Le travail de médiation des membres du panel des chefs d’Etat de l’Union africaine dans la crise poste-électorale en Côte d’Ivoire démarre déjà mal avec la marche samedi dernier des partisans du président Laurent Gbagbo pour « protester contre la présence au sein du panel » du médiateur Blaise Compaoré. Preuve, sans doute, que le panel a du pain sur la planche, surtout pour amener le président sortant à céder le pouvoir à son rival Alassane Dramane Ouattara.
Le fait même que Charles Blé Goudé et ses lieutenants aient organisé leur manifestation à la veille de l’arrivée des membres du panel à Abidjan n’est pas fortuit. Au-delà de la raison avancée pour justifier le mouvement, à savoir protester contre la présence du président Blaise Compaoré dans le panel, il s’agit de démontrer encore à l’opinion internationale que le président Gbagbo a le soutien des populations, que sa victoire au scrutin présidentiel n’est pas du tout usurpé.

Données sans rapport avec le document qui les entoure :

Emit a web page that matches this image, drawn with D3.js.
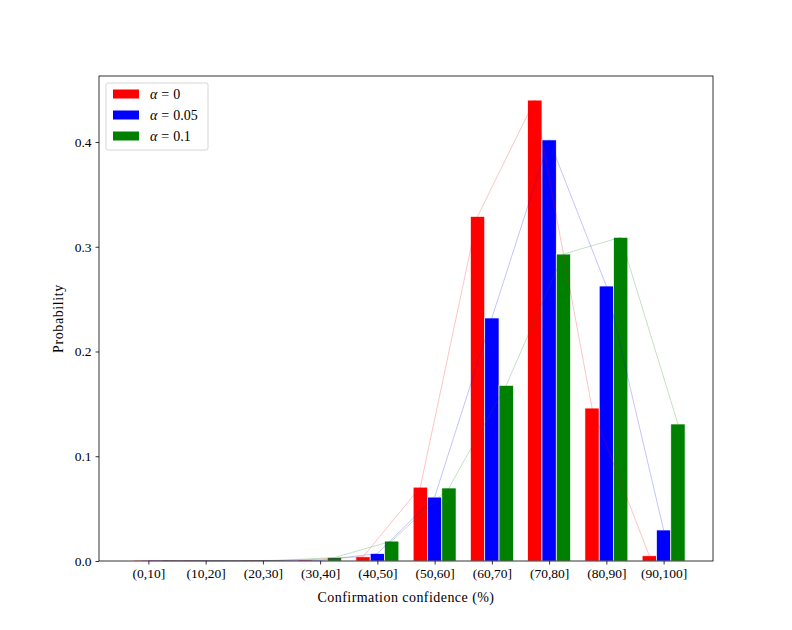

Et qu’à contrario, c’est le président de la communauté internationale ou de l’ « hôtel du Golfe », Alassane Dramane Ouattara qui n’a pas une aussi grande assise nationale pour remporter la présidentielle. Pour ce faire, les manifestants du 5 février n’ont pas hésité à invoquer l’incapacité du camp adverse à mobiliser les Ivoiriens, tout en prenant soin de taire les menaces de répressions policières qui planent sur chaque appel à manifester du président Ouattara ou de son Premier ministre Soro ; en témoignent les violences lors de la marche sur la Radio télévision ivoirienne (RTI).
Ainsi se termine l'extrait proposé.